## BEGIN Data rows
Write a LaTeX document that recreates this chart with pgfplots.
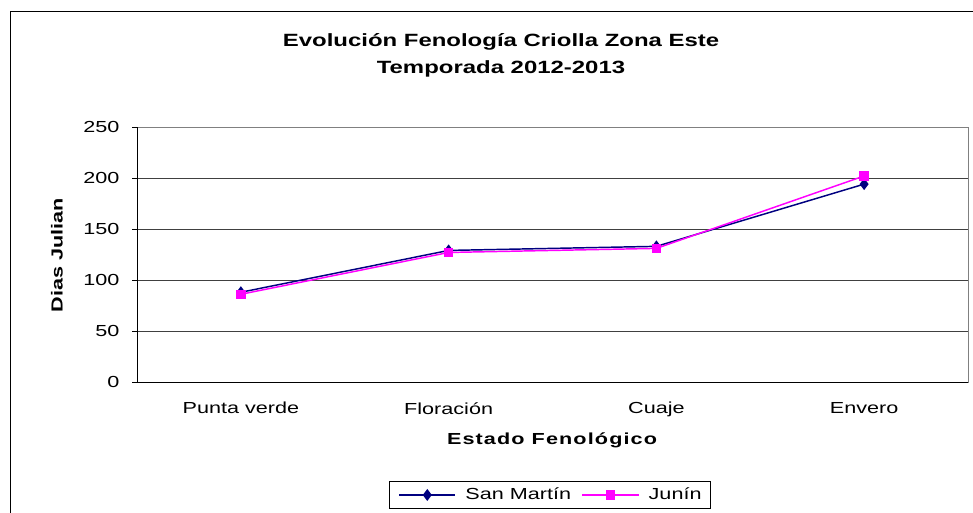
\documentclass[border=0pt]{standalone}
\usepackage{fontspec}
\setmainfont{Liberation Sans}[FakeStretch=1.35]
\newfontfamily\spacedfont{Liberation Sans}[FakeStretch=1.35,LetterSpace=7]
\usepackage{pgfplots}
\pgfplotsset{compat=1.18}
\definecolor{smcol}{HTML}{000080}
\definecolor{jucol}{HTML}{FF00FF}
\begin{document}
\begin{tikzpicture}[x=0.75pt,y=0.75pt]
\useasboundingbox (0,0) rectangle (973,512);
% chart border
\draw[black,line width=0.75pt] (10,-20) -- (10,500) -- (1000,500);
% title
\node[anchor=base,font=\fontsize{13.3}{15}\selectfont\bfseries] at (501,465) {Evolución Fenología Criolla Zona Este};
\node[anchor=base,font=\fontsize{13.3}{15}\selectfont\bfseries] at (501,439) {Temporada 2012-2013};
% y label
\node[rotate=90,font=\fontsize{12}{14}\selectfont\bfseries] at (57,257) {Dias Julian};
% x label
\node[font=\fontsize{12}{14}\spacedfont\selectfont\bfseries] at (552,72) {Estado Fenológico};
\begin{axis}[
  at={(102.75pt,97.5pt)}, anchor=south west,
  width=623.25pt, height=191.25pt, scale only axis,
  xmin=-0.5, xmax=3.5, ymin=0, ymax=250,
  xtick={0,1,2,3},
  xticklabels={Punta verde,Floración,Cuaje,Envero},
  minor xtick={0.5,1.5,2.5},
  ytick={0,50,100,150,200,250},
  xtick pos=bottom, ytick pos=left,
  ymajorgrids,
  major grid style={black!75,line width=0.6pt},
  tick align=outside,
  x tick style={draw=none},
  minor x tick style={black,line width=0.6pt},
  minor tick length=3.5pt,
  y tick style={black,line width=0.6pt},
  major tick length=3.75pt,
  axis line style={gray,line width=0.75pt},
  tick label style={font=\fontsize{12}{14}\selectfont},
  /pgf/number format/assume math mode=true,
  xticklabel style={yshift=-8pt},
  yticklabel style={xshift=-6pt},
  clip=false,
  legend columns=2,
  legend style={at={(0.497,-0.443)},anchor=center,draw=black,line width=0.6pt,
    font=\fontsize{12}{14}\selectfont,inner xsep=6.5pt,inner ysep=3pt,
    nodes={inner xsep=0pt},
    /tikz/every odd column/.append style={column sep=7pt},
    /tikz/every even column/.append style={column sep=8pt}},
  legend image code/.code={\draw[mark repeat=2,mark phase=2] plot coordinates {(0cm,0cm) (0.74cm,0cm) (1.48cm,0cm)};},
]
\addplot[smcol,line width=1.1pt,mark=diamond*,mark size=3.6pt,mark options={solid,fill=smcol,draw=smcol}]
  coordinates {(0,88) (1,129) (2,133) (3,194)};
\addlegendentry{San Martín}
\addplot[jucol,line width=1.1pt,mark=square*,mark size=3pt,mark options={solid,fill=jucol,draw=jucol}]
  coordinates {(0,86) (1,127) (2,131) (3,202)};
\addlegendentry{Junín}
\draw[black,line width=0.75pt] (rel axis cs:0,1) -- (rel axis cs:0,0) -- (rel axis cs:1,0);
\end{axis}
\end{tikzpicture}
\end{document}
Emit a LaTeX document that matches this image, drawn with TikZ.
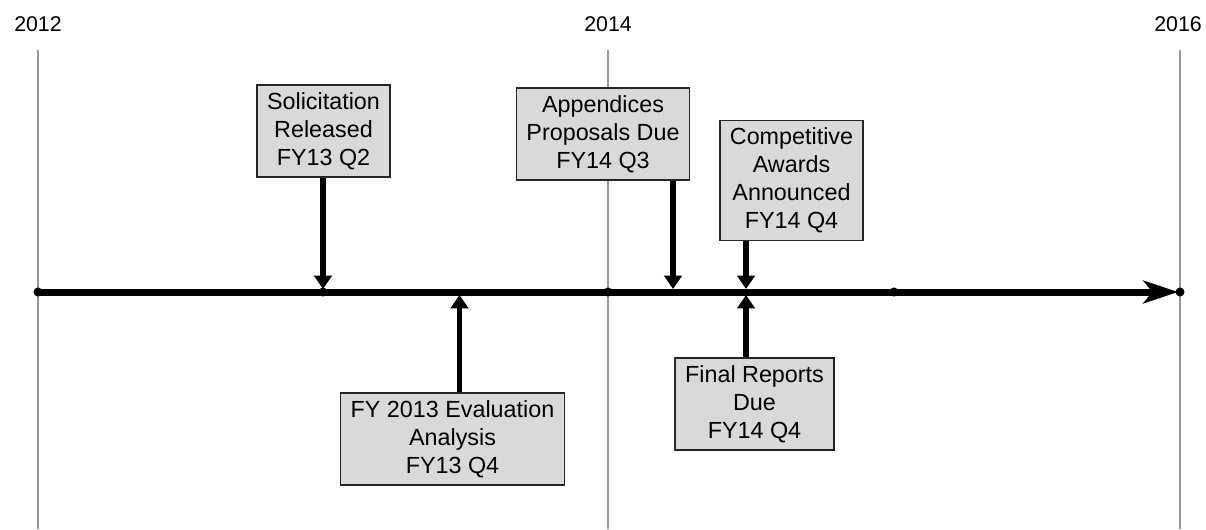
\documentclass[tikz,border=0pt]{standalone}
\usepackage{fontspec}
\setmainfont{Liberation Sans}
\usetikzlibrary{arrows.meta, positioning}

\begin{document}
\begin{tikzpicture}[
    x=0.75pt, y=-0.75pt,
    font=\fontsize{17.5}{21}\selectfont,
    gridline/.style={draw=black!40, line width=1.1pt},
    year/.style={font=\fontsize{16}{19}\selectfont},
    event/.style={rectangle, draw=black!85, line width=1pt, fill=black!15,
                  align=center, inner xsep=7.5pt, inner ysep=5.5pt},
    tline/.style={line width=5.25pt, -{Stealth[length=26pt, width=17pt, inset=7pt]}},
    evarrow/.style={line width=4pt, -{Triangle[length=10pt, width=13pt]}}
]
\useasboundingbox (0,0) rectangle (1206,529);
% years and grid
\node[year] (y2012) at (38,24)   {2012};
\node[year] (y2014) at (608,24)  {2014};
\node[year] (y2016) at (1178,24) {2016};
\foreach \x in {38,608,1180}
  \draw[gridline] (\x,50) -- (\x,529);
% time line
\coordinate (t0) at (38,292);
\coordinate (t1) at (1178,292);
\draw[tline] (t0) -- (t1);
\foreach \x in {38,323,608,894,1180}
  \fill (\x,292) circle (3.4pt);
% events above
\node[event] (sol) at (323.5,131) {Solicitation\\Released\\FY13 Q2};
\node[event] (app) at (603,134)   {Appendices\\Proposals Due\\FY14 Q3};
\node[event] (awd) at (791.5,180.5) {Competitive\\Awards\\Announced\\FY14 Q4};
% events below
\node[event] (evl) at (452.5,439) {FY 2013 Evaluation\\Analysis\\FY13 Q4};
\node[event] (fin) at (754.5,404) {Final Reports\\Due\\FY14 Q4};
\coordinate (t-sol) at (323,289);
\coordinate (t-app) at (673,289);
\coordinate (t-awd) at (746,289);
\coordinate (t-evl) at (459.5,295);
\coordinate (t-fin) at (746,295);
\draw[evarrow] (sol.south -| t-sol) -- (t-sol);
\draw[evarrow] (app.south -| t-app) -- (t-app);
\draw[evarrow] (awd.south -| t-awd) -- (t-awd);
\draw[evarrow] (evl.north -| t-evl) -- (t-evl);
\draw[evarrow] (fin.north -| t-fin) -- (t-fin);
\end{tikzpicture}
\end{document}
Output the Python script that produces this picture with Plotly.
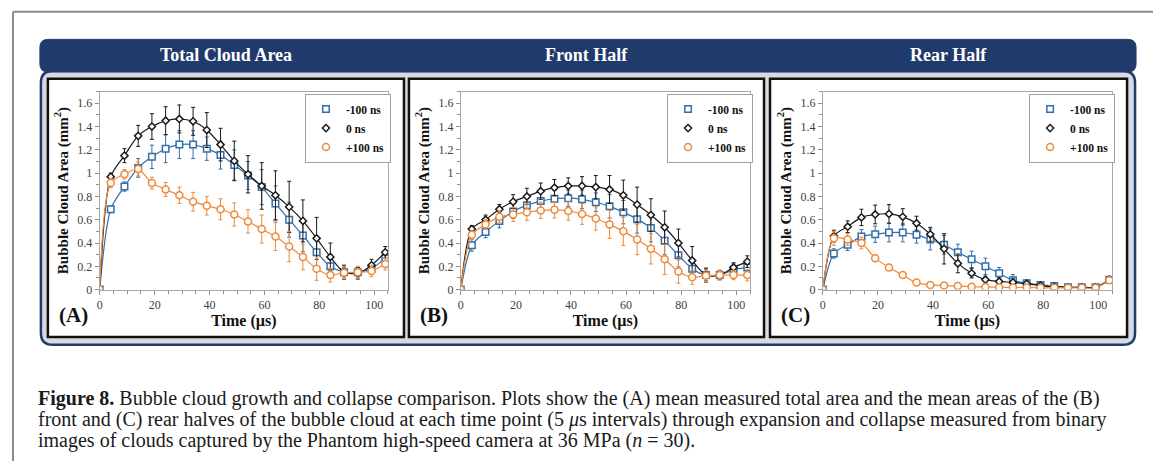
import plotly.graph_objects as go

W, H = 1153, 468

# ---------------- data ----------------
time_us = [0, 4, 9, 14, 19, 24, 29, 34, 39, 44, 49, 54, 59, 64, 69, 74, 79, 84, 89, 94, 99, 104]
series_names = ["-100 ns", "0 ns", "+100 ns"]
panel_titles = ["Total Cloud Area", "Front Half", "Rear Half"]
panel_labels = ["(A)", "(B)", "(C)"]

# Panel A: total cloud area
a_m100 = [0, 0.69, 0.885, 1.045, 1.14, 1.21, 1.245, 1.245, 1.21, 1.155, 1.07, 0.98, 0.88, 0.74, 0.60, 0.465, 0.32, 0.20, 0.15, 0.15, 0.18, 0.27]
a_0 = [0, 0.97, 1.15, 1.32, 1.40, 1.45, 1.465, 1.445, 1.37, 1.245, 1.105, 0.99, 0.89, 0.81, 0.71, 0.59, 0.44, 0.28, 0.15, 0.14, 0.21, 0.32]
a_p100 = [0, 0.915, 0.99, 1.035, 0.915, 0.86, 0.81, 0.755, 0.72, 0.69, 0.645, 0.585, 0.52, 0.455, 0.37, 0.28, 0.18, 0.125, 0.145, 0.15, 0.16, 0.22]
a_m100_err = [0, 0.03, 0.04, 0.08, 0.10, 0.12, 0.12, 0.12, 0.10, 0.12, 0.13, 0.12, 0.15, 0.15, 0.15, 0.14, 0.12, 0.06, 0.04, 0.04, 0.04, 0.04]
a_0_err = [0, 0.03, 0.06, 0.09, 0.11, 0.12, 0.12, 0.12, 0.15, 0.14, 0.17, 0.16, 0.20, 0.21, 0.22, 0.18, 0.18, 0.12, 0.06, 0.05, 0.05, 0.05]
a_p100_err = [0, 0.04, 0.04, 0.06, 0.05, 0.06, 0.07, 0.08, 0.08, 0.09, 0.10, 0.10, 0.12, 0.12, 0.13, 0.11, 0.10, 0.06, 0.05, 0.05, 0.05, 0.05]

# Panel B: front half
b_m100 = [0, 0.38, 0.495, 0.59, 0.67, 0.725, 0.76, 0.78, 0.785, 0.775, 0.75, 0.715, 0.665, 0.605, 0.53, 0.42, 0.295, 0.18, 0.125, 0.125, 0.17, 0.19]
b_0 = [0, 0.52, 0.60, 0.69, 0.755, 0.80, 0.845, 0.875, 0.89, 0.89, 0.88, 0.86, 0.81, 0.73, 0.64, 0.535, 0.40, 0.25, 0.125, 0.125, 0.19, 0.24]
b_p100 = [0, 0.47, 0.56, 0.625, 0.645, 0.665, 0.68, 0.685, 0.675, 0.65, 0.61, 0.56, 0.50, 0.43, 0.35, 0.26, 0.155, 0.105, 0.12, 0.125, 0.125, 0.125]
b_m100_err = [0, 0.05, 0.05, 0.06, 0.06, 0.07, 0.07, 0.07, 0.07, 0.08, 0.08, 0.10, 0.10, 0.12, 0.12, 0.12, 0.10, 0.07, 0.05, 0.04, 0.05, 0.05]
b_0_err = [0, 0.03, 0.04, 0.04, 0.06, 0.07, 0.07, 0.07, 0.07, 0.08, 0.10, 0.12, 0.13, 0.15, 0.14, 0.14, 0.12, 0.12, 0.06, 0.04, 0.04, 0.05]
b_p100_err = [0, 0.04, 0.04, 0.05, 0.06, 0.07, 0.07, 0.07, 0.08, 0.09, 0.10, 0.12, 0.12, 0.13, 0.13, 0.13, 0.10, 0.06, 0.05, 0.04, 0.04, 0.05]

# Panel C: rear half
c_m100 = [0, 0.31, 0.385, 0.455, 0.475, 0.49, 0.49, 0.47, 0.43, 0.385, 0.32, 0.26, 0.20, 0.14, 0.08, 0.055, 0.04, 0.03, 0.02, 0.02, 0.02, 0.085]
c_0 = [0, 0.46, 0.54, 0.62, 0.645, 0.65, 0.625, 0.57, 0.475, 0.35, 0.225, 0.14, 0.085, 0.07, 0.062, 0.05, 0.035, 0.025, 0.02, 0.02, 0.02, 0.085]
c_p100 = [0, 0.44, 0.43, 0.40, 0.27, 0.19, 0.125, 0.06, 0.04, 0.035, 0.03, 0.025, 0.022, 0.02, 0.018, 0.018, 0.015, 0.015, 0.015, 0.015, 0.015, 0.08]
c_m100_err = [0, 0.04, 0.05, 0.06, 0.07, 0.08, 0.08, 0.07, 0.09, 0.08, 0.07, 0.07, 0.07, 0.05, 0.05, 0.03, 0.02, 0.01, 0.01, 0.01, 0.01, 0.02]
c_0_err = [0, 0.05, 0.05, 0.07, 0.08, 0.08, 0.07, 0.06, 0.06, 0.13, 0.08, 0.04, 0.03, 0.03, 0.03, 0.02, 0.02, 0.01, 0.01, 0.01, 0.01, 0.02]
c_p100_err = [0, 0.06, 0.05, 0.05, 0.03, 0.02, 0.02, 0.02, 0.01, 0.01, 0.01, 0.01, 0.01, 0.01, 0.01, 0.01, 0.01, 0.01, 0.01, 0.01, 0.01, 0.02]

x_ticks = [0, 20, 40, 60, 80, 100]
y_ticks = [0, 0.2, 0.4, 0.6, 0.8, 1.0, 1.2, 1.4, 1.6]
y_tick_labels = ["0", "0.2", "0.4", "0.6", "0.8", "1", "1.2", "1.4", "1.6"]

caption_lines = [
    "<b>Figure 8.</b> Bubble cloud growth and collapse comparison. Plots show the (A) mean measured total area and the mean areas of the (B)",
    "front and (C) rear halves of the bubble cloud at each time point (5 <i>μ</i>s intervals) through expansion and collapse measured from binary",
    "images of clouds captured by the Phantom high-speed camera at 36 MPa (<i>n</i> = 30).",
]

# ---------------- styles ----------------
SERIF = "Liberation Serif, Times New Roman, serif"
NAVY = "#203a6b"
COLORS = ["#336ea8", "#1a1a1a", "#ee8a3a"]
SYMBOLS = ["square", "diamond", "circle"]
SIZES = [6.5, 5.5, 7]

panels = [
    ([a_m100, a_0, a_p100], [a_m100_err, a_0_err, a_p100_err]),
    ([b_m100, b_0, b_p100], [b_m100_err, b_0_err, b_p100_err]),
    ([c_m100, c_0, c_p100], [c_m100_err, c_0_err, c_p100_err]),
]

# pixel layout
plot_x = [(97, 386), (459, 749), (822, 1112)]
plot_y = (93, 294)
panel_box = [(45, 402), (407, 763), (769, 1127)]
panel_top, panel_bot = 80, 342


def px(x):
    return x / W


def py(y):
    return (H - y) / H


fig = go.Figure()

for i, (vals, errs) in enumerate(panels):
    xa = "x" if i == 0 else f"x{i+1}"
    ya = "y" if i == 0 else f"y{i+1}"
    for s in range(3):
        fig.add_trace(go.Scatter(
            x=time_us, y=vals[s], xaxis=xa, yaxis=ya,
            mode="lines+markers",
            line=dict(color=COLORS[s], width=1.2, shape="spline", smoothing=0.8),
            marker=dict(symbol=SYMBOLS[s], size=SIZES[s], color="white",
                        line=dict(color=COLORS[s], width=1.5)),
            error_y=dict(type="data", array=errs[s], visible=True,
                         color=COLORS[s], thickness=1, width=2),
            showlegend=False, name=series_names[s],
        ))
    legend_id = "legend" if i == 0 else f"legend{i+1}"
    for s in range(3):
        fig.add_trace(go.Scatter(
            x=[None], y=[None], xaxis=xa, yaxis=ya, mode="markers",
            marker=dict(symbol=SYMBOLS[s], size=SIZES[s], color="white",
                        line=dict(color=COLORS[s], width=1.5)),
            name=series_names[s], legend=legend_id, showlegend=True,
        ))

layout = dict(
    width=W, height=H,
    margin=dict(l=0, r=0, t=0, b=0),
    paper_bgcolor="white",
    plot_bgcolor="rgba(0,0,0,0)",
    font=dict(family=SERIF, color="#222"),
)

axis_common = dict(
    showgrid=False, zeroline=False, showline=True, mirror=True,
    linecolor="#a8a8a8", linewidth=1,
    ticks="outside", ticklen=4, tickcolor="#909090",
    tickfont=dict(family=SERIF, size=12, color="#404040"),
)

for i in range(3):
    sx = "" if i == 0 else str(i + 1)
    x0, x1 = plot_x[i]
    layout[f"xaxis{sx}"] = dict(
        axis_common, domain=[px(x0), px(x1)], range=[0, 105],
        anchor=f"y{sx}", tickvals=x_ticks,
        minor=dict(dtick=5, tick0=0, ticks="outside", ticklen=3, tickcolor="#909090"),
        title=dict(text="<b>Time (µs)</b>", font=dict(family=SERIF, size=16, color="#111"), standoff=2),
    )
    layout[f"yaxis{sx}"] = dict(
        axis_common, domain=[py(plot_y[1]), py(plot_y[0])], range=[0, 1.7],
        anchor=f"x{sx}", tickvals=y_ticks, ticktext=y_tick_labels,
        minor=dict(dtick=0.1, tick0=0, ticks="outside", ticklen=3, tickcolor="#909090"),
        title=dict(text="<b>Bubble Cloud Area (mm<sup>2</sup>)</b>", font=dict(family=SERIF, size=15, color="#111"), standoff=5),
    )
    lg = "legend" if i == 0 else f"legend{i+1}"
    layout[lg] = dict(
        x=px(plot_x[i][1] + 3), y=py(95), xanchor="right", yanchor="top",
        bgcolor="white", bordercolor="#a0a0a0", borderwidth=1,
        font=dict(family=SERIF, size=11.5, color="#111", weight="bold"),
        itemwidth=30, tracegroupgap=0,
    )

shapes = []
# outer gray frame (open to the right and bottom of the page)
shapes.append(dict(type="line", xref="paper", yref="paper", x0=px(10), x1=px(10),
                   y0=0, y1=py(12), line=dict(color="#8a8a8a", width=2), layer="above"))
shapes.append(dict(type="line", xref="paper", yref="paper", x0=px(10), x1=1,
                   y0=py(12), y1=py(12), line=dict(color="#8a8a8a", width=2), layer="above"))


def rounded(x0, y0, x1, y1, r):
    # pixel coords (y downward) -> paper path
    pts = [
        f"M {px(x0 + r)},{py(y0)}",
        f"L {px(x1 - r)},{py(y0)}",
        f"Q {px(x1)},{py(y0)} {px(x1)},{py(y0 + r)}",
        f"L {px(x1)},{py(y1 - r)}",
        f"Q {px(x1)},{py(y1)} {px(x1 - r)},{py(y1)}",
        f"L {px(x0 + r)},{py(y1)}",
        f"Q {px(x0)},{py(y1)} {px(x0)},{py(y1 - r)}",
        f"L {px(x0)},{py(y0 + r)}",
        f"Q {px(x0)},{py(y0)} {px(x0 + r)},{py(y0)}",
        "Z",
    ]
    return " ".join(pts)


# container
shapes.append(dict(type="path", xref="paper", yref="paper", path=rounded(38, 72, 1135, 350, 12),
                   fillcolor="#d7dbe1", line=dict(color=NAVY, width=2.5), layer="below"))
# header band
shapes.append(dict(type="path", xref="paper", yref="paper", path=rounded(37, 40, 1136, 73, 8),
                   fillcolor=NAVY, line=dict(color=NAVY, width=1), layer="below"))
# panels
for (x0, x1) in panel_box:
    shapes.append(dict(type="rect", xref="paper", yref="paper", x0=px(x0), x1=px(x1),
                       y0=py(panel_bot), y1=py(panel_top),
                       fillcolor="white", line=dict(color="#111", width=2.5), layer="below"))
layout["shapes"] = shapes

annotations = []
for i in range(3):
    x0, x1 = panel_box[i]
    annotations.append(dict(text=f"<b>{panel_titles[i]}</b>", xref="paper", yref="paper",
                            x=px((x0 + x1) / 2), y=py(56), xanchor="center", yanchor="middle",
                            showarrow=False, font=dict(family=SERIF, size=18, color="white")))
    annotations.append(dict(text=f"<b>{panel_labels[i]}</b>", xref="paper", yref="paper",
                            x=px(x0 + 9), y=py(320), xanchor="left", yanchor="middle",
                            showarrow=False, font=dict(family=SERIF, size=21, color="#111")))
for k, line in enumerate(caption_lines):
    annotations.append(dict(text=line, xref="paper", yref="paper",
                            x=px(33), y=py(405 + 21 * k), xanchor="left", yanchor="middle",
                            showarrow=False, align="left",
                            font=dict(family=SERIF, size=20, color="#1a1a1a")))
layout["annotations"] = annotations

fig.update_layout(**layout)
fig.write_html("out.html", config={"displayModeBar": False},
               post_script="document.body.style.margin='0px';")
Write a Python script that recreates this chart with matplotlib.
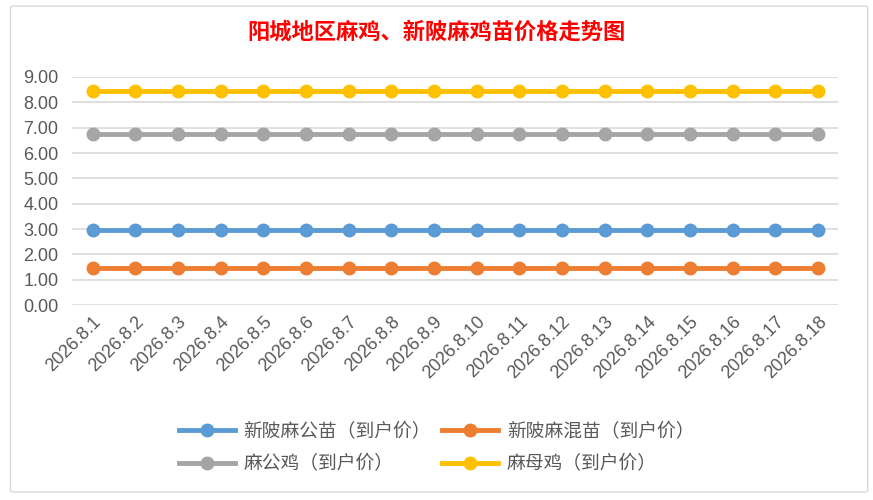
## END Data rows
- Requirement -
Above are the records. Print exactly the lines from the one containing "Output the Python" to the one containing "0.05, 0.05, 0.05, 0.05]", both included, and nothing else; pictures are excluded.

- Worked solution -
Output the Python script that produces this picture with Plotly.
import plotly.graph_objects as go

W, H = 1153, 468

# ---------------- data ----------------
time_us = [0, 4, 9, 14, 19, 24, 29, 34, 39, 44, 49, 54, 59, 64, 69, 74, 79, 84, 89, 94, 99, 104]
series_names = ["-100 ns", "0 ns", "+100 ns"]
panel_titles = ["Total Cloud Area", "Front Half", "Rear Half"]
panel_labels = ["(A)", "(B)", "(C)"]

# Panel A: total cloud area
a_m100 = [0, 0.69, 0.885, 1.045, 1.14, 1.21, 1.245, 1.245, 1.21, 1.155, 1.07, 0.98, 0.88, 0.74, 0.60, 0.465, 0.32, 0.20, 0.15, 0.15, 0.18, 0.27]
a_0 = [0, 0.97, 1.15, 1.32, 1.40, 1.45, 1.465, 1.445, 1.37, 1.245, 1.105, 0.99, 0.89, 0.81, 0.71, 0.59, 0.44, 0.28, 0.15, 0.14, 0.21, 0.32]
a_p100 = [0, 0.915, 0.99, 1.035, 0.915, 0.86, 0.81, 0.755, 0.72, 0.69, 0.645, 0.585, 0.52, 0.455, 0.37, 0.28, 0.18, 0.125, 0.145, 0.15, 0.16, 0.22]
a_m100_err = [0, 0.03, 0.04, 0.08, 0.10, 0.12, 0.12, 0.12, 0.10, 0.12, 0.13, 0.12, 0.15, 0.15, 0.15, 0.14, 0.12, 0.06, 0.04, 0.04, 0.04, 0.04]
a_0_err = [0, 0.03, 0.06, 0.09, 0.11, 0.12, 0.12, 0.12, 0.15, 0.14, 0.17, 0.16, 0.20, 0.21, 0.22, 0.18, 0.18, 0.12, 0.06, 0.05, 0.05, 0.05]
a_p100_err = [0, 0.04, 0.04, 0.06, 0.05, 0.06, 0.07, 0.08, 0.08, 0.09, 0.10, 0.10, 0.12, 0.12, 0.13, 0.11, 0.10, 0.06, 0.05, 0.05, 0.05, 0.05]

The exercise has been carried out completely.